**EXERCISE DETAILS**
Copy every line with the string "this" in it.

**INPUT**
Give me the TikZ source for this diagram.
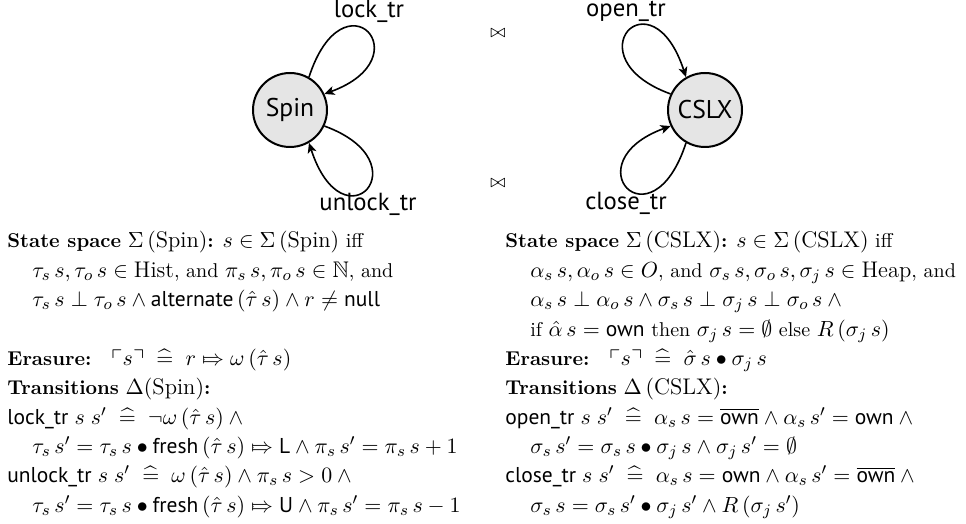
==
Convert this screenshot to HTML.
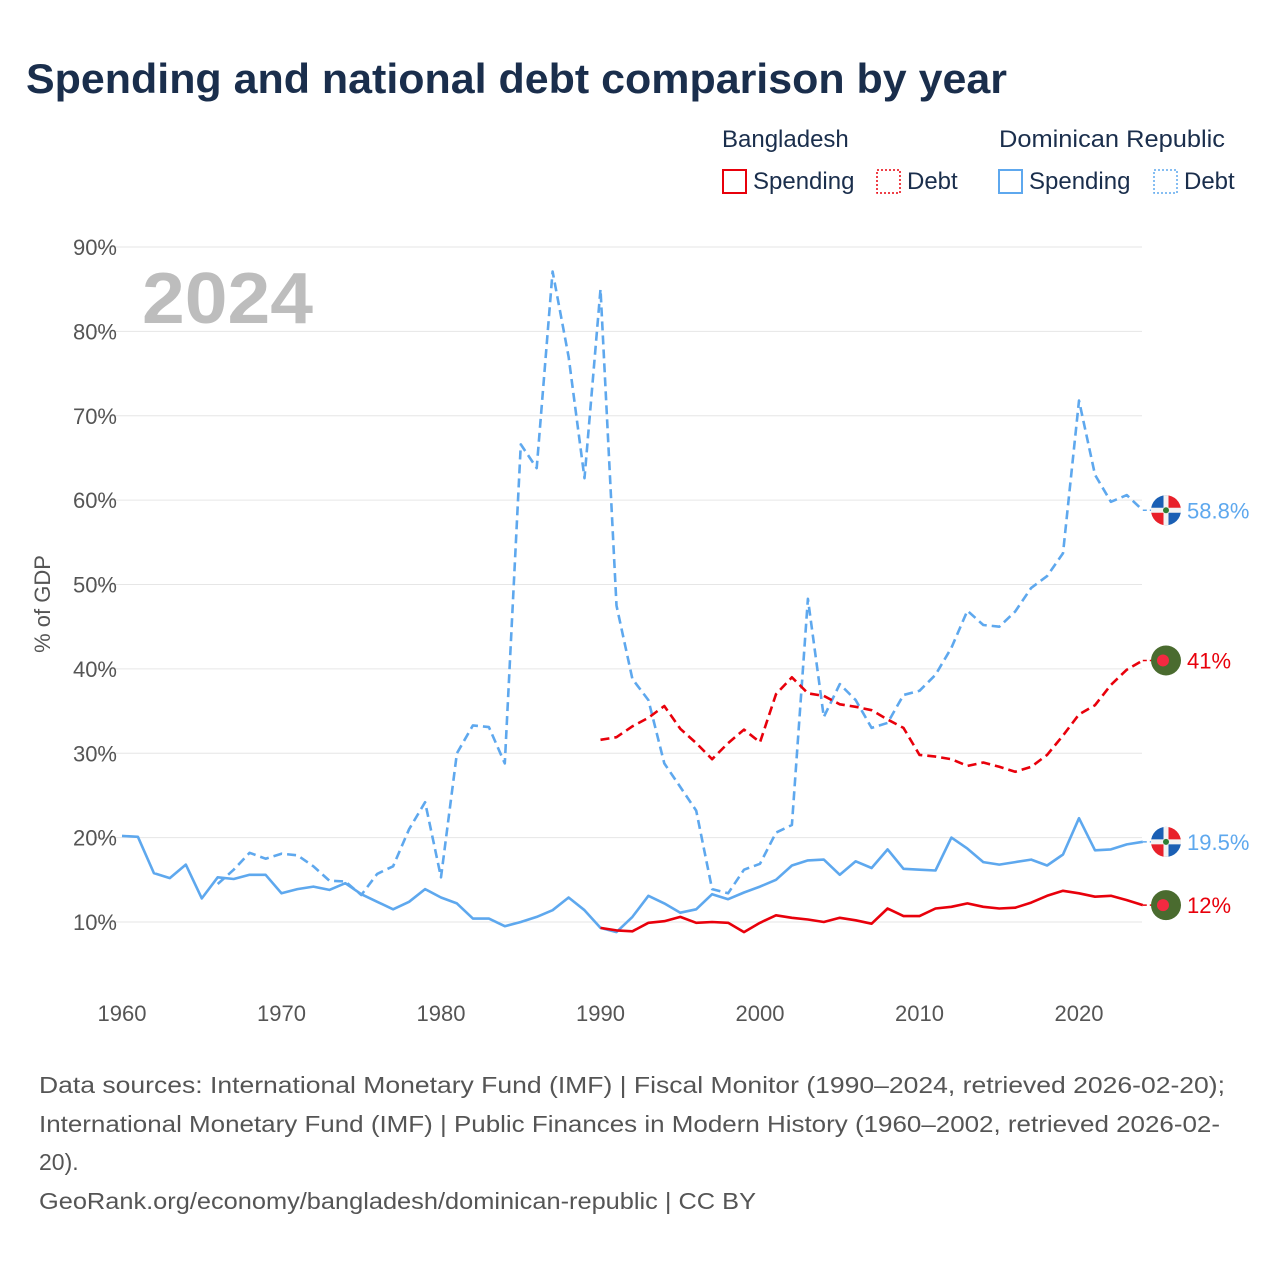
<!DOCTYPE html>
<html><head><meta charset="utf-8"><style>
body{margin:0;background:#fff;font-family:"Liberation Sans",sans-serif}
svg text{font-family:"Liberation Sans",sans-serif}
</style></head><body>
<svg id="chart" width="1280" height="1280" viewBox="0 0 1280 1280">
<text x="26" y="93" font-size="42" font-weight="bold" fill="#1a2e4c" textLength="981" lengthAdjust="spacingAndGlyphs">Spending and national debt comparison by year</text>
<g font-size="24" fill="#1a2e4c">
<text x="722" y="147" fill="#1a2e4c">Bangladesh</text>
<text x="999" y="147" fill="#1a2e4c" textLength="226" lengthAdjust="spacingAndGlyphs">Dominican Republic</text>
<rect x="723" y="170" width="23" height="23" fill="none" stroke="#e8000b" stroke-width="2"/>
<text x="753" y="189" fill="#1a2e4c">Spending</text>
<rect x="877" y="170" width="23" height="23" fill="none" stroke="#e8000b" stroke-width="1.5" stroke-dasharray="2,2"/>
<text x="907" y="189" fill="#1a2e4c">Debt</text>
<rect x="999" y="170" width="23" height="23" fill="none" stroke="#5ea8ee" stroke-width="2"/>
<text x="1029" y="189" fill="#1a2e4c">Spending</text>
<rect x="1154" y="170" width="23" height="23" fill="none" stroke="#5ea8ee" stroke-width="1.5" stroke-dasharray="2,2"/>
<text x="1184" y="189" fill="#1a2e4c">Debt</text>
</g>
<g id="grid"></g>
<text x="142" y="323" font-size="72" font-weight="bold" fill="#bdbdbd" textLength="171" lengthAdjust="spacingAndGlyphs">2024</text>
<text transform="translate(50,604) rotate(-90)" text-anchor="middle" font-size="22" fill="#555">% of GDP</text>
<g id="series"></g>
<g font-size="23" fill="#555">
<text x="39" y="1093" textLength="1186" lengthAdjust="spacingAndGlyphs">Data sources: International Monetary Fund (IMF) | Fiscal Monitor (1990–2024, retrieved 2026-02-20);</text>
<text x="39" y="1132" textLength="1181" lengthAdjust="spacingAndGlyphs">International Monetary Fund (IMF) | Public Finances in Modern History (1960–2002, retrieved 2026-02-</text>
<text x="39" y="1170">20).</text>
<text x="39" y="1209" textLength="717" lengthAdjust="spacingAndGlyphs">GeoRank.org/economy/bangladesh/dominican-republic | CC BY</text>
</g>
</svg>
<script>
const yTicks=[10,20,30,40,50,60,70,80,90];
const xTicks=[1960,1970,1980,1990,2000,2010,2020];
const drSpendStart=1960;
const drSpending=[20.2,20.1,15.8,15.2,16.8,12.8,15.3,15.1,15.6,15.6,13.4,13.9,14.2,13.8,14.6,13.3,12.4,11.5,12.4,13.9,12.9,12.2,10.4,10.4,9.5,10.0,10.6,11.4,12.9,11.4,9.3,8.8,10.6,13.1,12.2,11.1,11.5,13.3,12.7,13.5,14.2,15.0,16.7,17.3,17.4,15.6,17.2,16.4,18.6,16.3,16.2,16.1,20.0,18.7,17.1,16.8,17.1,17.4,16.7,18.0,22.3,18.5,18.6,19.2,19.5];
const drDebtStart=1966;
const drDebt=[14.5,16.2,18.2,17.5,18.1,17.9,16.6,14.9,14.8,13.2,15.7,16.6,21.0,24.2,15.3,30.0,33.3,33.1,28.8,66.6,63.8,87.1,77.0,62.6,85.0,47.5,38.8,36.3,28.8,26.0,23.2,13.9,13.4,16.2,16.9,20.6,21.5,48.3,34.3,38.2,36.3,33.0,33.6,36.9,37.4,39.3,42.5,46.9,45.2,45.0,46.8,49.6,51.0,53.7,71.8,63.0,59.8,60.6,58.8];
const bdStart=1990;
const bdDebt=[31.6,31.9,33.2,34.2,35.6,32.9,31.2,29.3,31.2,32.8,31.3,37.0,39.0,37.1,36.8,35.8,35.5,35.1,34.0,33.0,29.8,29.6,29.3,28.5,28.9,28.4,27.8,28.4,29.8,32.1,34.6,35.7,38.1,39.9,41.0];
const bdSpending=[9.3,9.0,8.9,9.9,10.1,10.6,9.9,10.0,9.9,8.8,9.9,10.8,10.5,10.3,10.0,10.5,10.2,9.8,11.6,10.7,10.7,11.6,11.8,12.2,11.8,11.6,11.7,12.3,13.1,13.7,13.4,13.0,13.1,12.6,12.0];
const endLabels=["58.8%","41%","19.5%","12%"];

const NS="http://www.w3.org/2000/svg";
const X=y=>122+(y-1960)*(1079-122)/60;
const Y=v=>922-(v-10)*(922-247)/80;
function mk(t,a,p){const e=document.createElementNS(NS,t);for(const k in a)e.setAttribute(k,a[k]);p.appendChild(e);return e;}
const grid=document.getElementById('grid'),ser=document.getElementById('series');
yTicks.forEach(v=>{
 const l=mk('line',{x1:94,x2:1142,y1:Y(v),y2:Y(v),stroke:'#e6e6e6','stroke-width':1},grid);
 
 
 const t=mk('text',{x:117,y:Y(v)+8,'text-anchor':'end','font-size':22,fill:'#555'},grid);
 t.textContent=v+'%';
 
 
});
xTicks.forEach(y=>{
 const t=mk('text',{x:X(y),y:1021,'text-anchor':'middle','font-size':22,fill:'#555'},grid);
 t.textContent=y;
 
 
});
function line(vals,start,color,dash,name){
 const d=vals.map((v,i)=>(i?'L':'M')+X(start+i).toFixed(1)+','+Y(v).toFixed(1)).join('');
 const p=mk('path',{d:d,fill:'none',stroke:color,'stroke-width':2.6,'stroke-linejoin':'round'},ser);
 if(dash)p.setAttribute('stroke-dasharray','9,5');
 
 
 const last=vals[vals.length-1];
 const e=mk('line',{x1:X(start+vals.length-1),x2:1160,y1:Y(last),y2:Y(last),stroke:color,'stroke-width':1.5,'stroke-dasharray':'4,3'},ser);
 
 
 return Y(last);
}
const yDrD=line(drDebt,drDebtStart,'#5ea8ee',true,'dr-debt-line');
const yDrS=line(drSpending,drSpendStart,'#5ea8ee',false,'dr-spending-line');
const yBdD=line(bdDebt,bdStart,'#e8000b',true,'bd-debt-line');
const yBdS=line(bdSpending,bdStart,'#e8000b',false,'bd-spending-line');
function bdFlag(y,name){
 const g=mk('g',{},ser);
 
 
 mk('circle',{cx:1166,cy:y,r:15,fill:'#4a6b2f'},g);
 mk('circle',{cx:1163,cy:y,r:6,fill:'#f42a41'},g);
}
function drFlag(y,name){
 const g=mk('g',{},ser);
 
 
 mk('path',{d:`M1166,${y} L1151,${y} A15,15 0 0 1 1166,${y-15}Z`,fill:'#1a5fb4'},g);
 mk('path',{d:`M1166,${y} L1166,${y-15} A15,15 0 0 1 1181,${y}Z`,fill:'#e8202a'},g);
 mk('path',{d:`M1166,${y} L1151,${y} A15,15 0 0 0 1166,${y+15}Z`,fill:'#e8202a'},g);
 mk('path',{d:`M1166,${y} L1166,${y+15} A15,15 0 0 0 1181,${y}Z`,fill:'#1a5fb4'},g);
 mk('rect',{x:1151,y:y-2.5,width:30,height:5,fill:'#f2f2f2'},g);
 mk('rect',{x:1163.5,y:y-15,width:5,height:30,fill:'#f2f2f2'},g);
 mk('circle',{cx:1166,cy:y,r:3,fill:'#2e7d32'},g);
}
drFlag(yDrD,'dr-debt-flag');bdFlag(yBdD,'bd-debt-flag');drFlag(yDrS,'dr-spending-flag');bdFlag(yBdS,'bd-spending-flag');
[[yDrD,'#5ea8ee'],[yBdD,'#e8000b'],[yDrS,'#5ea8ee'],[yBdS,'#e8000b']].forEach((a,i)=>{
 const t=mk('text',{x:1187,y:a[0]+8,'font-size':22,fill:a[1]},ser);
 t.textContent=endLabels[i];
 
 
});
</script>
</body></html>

**PROBLEM SOLUTION**
Give me the TikZ source for this diagram.
Convert this screenshot to HTML.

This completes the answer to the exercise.